Did you know the average American spends more than 30% of his or her adult waking life inside of a Trader Joe’s? Sooner or later, every kind of person there is will wind up wandering the slightly-too-narrow aisles, eating “party meatball” samples and wondering “Yo, is this “ethnic” label variation on the name “Trader Joe” racially problematic?” (The answer is often yes!)
Trader Joe’s Roasted Seaweed Snack: You consistently display superhuman-seeming levels of self-restraint. While this quality often works in your favor, it has also played a significant factor in the end of several of your long-term romantic relationships. While none of your exes would admit to breaking up with you because of it, they will confess after a few drinks that it certainly didn’t help. You could show a little vulnerability, you know. Make a mistake.

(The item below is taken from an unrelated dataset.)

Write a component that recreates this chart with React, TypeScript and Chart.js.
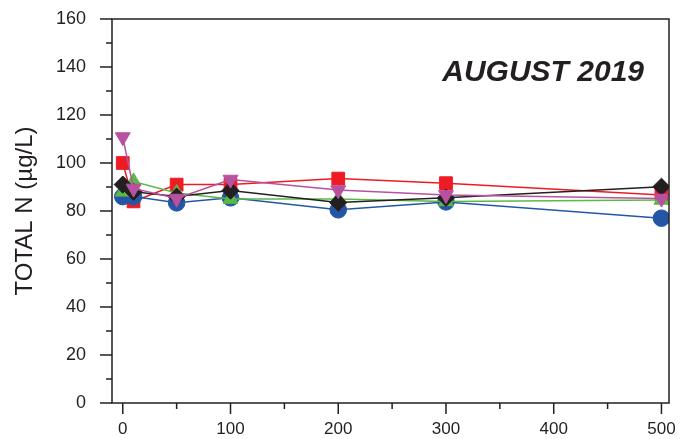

Anything from the 1/2-off day-old baked goods table: You know exactly what kind of person you are.
Two-Buck Chuck: You have no faith in your ability to choose wine; you enjoy rhyming and think that cherry is a better “red” flavor than strawberry, which is insane.
Alcohol, any other kind: You enjoy savings and also exist.

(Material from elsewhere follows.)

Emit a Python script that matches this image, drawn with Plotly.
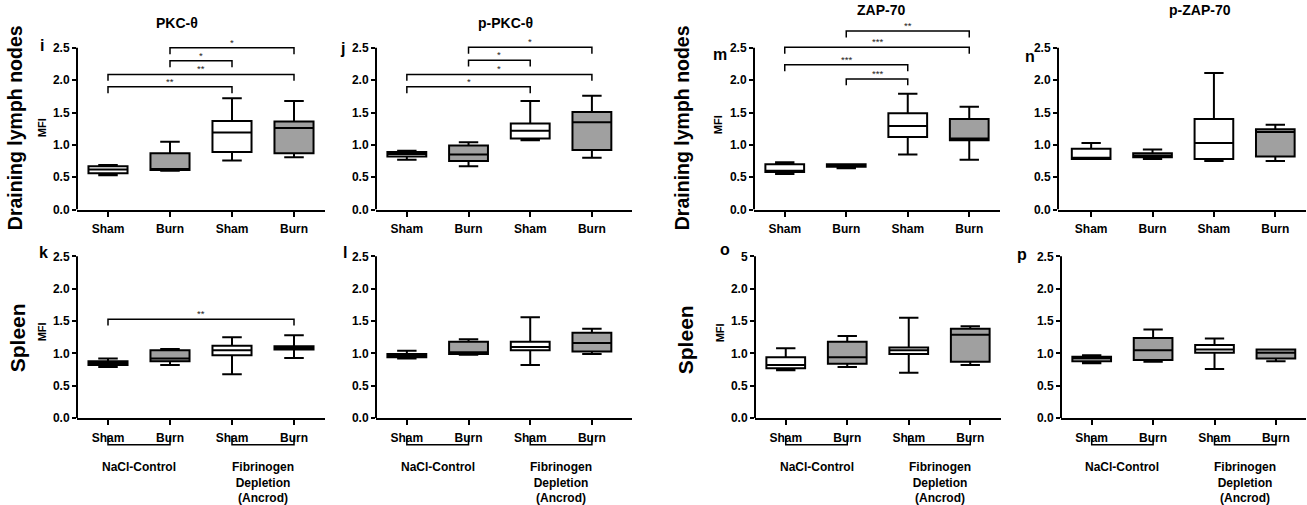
import plotly.graph_objects as go

W, H = 1307, 505

# ---------------- data ----------------
groups = ["Sham", "Burn", "Sham", "Burn"]
treatments = ["NaCl-Control", "Fibrinogen<br>Depletion<br>(Ancrod)"]
y_ticks = [0.0, 0.5, 1.0, 1.5, 2.0, 2.5]

# i: PKC-θ, draining lymph nodes
pkc_ln_min = [0.53, 0.60, 0.76, 0.81]
pkc_ln_q1 = [0.56, 0.61, 0.89, 0.87]
pkc_ln_med = [0.62, 0.62, 1.19, 1.26]
pkc_ln_q3 = [0.67, 0.87, 1.37, 1.36]
pkc_ln_max = [0.69, 1.05, 1.72, 1.68]

# j: p-PKC-θ, draining lymph nodes
ppkc_ln_min = [0.77, 0.67, 1.07, 0.80]
ppkc_ln_q1 = [0.82, 0.75, 1.10, 0.92]
ppkc_ln_med = [0.86, 0.85, 1.22, 1.35]
ppkc_ln_q3 = [0.89, 0.99, 1.33, 1.51]
ppkc_ln_max = [0.91, 1.04, 1.68, 1.76]

# m: ZAP-70, draining lymph nodes
zap_ln_min = [0.55, 0.64, 0.85, 0.77]
zap_ln_q1 = [0.58, 0.66, 1.12, 1.07]
zap_ln_med = [0.60, 0.68, 1.29, 1.10]
zap_ln_q3 = [0.70, 0.70, 1.49, 1.40]
zap_ln_max = [0.73, 0.70, 1.79, 1.59]

# n: p-ZAP-70, draining lymph nodes
pzap_ln_min = [0.78, 0.78, 0.75, 0.75]
pzap_ln_q1 = [0.78, 0.81, 0.78, 0.82]
pzap_ln_med = [0.80, 0.83, 1.03, 1.20]
pzap_ln_q3 = [0.94, 0.87, 1.40, 1.24]
pzap_ln_max = [1.03, 0.93, 2.11, 1.31]

# k: PKC-θ, spleen
pkc_sp_min = [0.79, 0.82, 0.68, 0.93]
pkc_sp_q1 = [0.82, 0.88, 0.97, 1.06]
pkc_sp_med = [0.85, 0.92, 1.05, 1.09]
pkc_sp_q3 = [0.88, 1.05, 1.12, 1.11]
pkc_sp_max = [0.92, 1.07, 1.25, 1.28]

# l: p-PKC-θ, spleen
ppkc_sp_min = [0.92, 0.98, 0.82, 0.99]
ppkc_sp_q1 = [0.94, 0.99, 1.05, 1.03]
ppkc_sp_med = [0.97, 1.02, 1.10, 1.16]
ppkc_sp_q3 = [0.99, 1.18, 1.18, 1.32]
ppkc_sp_max = [1.04, 1.22, 1.56, 1.38]

# o: ZAP-70, spleen
zap_sp_min = [0.74, 0.79, 0.70, 0.82]
zap_sp_q1 = [0.77, 0.84, 0.99, 0.87]
zap_sp_med = [0.82, 0.94, 1.05, 1.29]
zap_sp_q3 = [0.94, 1.18, 1.09, 1.38]
zap_sp_max = [1.08, 1.27, 1.55, 1.42]

# p: p-ZAP-70, spleen
pzap_sp_min = [0.85, 0.87, 0.76, 0.88]
pzap_sp_q1 = [0.88, 0.90, 1.01, 0.92]
pzap_sp_med = [0.92, 1.05, 1.06, 1.01]
pzap_sp_q3 = [0.95, 1.24, 1.13, 1.06]
pzap_sp_max = [0.97, 1.37, 1.23, 1.06]

# significance brackets: (from group, to group, height, label)
pkc_ln_sig = [(1, 3, 2.50, "*"), (1, 2, 2.30, "*"), (0, 3, 2.09, "**"), (0, 2, 1.90, "**")]
ppkc_ln_sig = [(1, 3, 2.51, "*"), (1, 2, 2.31, "*"), (0, 3, 2.09, "*"), (0, 2, 1.90, "*")]
zap_ln_sig = [(1, 3, 2.76, "**"), (0, 3, 2.51, "***"), (0, 2, 2.24, "***"), (1, 2, 2.02, "***")]
pkc_sp_sig = [(0, 3, 1.53, "**")]

# ---------------- layout helpers ----------------
FONT = "Arial, Liberation Sans, sans-serif"
GRAY = "#a0a0a0"
positions = list(range(len(groups)))


def px(x):
    return x / W


def py(y):
    return 1 - y / H


TOP_DOM = [py(212.5), py(22.3)]
BOT_DOM = [py(424), py(253.4)]
TOP_RANGE = [0, 2.9]
BOT_RANGE = [0, 2.6]

panels = [
    dict(stats=(pkc_ln_min, pkc_ln_q1, pkc_ln_med, pkc_ln_q3, pkc_ln_max), sig=pkc_ln_sig,
         xpx=(77, 325), xr=(-0.5, 3.5), row="top", top_label="2.5"),
    dict(stats=(ppkc_ln_min, ppkc_ln_q1, ppkc_ln_med, ppkc_ln_q3, ppkc_ln_max), sig=ppkc_ln_sig,
         xpx=(376, 632), xr=(-0.5, 3.65), row="top", top_label="2.5"),
    dict(stats=(zap_ln_min, zap_ln_q1, zap_ln_med, zap_ln_q3, zap_ln_max), sig=zap_ln_sig,
         xpx=(754, 1000), xr=(-0.5, 3.5), row="top", top_label="2.5"),
    dict(stats=(pzap_ln_min, pzap_ln_q1, pzap_ln_med, pzap_ln_q3, pzap_ln_max), sig=[],
         xpx=(1058, 1306), xr=(-0.54, 3.5), row="top", top_label="2.5"),
    dict(stats=(pkc_sp_min, pkc_sp_q1, pkc_sp_med, pkc_sp_q3, pkc_sp_max), sig=pkc_sp_sig,
         xpx=(77, 325), xr=(-0.5, 3.5), row="bot", top_label="2.5"),
    dict(stats=(ppkc_sp_min, ppkc_sp_q1, ppkc_sp_med, ppkc_sp_q3, ppkc_sp_max), sig=[],
         xpx=(376, 632), xr=(-0.5, 3.65), row="bot", top_label="2.5"),
    dict(stats=(zap_sp_min, zap_sp_q1, zap_sp_med, zap_sp_q3, zap_sp_max), sig=[],
         xpx=(755, 1001), xr=(-0.5, 3.5), row="bot", top_label="5"),
    dict(stats=(pzap_sp_min, pzap_sp_q1, pzap_sp_med, pzap_sp_q3, pzap_sp_max), sig=[],
         xpx=(1061, 1306), xr=(-0.5, 3.49), row="bot", top_label="2.5"),
]

fig = go.Figure()
layout = dict(
    width=W, height=H, margin=dict(l=0, r=0, t=0, b=0),
    paper_bgcolor="white", plot_bgcolor="rgba(0,0,0,0)",
    showlegend=False, font=dict(family=FONT, color="black"),
)
shapes = []
annotations = []
LEG = 0.1

for k, p in enumerate(panels, start=1):
    suf = "" if k == 1 else str(k)
    xa, ya = f"x{suf}", f"y{suf}"
    xname, yname = f"xaxis{suf}", f"yaxis{suf}"
    mn, q1, md, q3, mx = p["stats"]
    for idxs, fill in (([0, 2], "white"), ([1, 3], GRAY)):
        fig.add_trace(go.Box(
            x=[positions[i] for i in idxs],
            q1=[q1[i] for i in idxs], median=[md[i] for i in idxs], q3=[q3[i] for i in idxs],
            lowerfence=[mn[i] for i in idxs], upperfence=[mx[i] for i in idxs],
            fillcolor=fill, line=dict(color="black", width=2),
            width=0.63, whiskerwidth=0.5, boxpoints=False,
            xaxis=xa, yaxis=ya, hoverinfo="skip",
        ))
    for a, b, h, lab in p["sig"]:
        fig.add_trace(go.Scatter(
            x=[positions[a], positions[a], positions[b], positions[b]],
            y=[h - LEG, h, h, h - LEG], mode="lines",
            line=dict(color="black", width=1.5), xaxis=xa, yaxis=ya, hoverinfo="skip",
        ))
        annotations.append(dict(
            x=(positions[a] + positions[b]) / 2, y=h, xref=xa, yref=ya, text=lab,
            showarrow=False, yanchor="bottom", yshift=-2,
            font=dict(size=9.5, color="#222222", family=FONT),
        ))
    dom = TOP_DOM if p["row"] == "top" else BOT_DOM
    yr = TOP_RANGE if p["row"] == "top" else BOT_RANGE
    layout[xname] = dict(
        domain=[px(p["xpx"][0]), px(p["xpx"][1])], range=list(p["xr"]), anchor=ya,
        tickmode="array", tickvals=positions, ticktext=groups,
        showline=True, linecolor="black", linewidth=2,
        ticks="outside", ticklen=5, tickwidth=2, tickcolor="black",
        ticklabelstandoff=2,
        showgrid=False, zeroline=False, fixedrange=True,
        tickfont=dict(size=12, family=FONT, weight="bold", color="black"),
    )
    ticktext = [f"{v:.1f}" for v in y_ticks]
    ticktext[-1] = p["top_label"]
    layout[yname] = dict(
        domain=dom, range=yr, anchor=xa,
        tickmode="array", tickvals=y_ticks, ticktext=ticktext,
        showline=False, ticks="outside", ticklen=4, tickwidth=2, tickcolor="black",
        showgrid=False, zeroline=False, fixedrange=True,
        tickfont=dict(size=12, family=FONT, weight="bold", color="black"),
    )
    # vertical axis line from 0 to 2.5 only
    shapes.append(dict(type="line", xref=f"{xa} domain", x0=0, x1=0, yref=ya,
                       y0=y_ticks[0], y1=y_ticks[-1], line=dict(color="black", width=2)))
    # treatment brackets under bottom-row panels
    if p["row"] == "bot":
        for t, (a, b) in enumerate([(0, 1), (2, 3)]):
            shapes.append(dict(
                type="path", xref=xa, yref="paper",
                path=f"M {positions[a]},{py(442)} L {positions[a]},{py(451)} "
                     f"L {positions[b]},{py(451)} L {positions[b]},{py(442)}",
                line=dict(color="black", width=1.5),
            ))
            annotations.append(dict(
                x=(positions[a] + positions[b]) / 2, y=py(464.5), xref=xa, yref="paper",
                text=treatments[t], showarrow=False, yanchor="top", align="center",
                font=dict(size=12, family=FONT, weight="bold", color="black"),
            ))


def txt(x, y, text, size, bold=True, angle=0):
    annotations.append(dict(
        x=px(x), y=py(y), xref="paper", yref="paper", text=text, showarrow=False,
        xanchor="center", yanchor="middle", textangle=angle,
        font=dict(size=size, family=FONT, weight="bold" if bold else "normal", color="black"),
    ))


# column titles
txt(177, 23, "PKC-θ", 14)
txt(505, 23, "p-PKC-θ", 14)
txt(881, 10, "ZAP-70", 14)
txt(1200, 10, "p-ZAP-70", 14)
# row labels
txt(15, 130, "Draining lymph nodes", 19.5, angle=-90)
txt(682, 129, "Draining lymph nodes", 19.5, angle=-90)
txt(17, 343, "Spleen", 21, angle=-90)
txt(685, 345, "Spleen", 21, angle=-90)
# MFI labels
for x, y in [(42, 130), (718, 127), (42, 337), (720, 338)]:
    txt(x, y, "MFI", 11, angle=-90)
# panel letters
for x, y, letter in [(42, 46, "i"), (342, 49, "j"), (720, 55, "m"), (1030, 57, "n"),
                     (43, 256, "k"), (345, 256, "l"), (725, 253, "o"), (1022, 258, "p")]:
    txt(x, y, letter, 16)

layout["shapes"] = shapes
layout["annotations"] = annotations
fig.update_layout(**layout)
fig.write_html("out.html")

French onion soup (frozen): It is your strange desire to consume peasant food in the least convenient packaging possible. You are Gloria Swanson; you want only to reconnect with your Cossack heritage.
Ancient grains soup (refrigerated): Every day at work you have the same thing for lunch. Not this soup, necessarily, but the same combination of things, every day, for years at a time. Your coworkers find this marvelous but it also means that you will never be promoted.
Vegetable & lentil soup (canned): You have a lot to worry about. Good luck with everything. Let me know if I can help.
Boxed macaroni: This is the only thing that you ever buy, or have ever bought, at Trader Joe’s. Your mother regularly asks if you need money, although always with the unspoken addendum of “please don’t say yes.”
Produce, any kind: You’re a fool. Produce is the Trader’s Achilles heel. He cannot master it; this failure keeps him up at night. “So many bags,” he moans to his sympathetic but tired wife. “So many irregularly sliced end bits. Shelled English peas in a bag. Ghastly. All ghastly.” There is no solution; the puzzle goes unsolved. Finally, he sleeps, but he cannot rest.
Cheese, string: You played varsity soccer for all four years of high school but were sidelined in college after your recovery from ACL surgery took longer than expected. For months you thought you were in love with your physical therapist, who was thirty-four and never displayed the slightest interest in you. Later, of course, you realized that your feelings for them were simply an attempt to displace the general sense of aimlessness and panic that bubbled up whenever you tried to think about what you were supposed to do with your life now. You lost your scholarship junior year and switched your major to engineering. Now you work in user experience design and are happier than you ever thought you could be. You occasionally feel numbness and tingling in your left leg (not the same leg you had your ACL surgery on) and worry that it might be MS. It isn’t MS. You’re fine. Allow yourself to relax.
Chocolate peanut butter cups: You call almost everything you enjoy a “treat” or an “indulgence” or “pampering myself” because you’re afraid to truly examine the depth of your own appetites. There must always be an excuse; happiness must always come with a reason. Why? Who are you doing this for?
Toilet paper/Paper towels: You are either a willful ascetic or completely indifferent to comfort. You and your partner share each other’s clothes.
Hummus (any variety): You often mistake mushed bean paste for excitement.
Dipping vegetables: Baby carrots are the only vegetable you have eaten in eight years.
Seasonal items (cauliflower gratin, scalloped potatoes, et al): You trust too easily and too often. This has proved painful in love.
Frozen garlic fries: You believe firmly that everyone should try shrooms at least once (you are wrong).
Reduced Guilt Filet of Sole: Nothing will reduce your guilt. You will always find a way to disappoint your inner critic. It is astonishing, the degree to which you hate yourself.
Mini Beef Tacos: You enjoy pretending to be a giant and have modest expectations when it comes to matter of taco quality.
Sushi (any kind): You will eat garbage.
Pub cheese: You wandered into this Trader Joe’s by mistake. You don’t even know what a Trader Joe’s is. Does this town not have a Von’s?
Trader Joe-brand Cheetos: How good are these? The worst part about them is the cellophane bag is excessively stiff and crinkly, so once it’s been opened, there’s no real way to roll it back up and save the uneaten ‘tos for later. You eat the whole bag or risk staleness.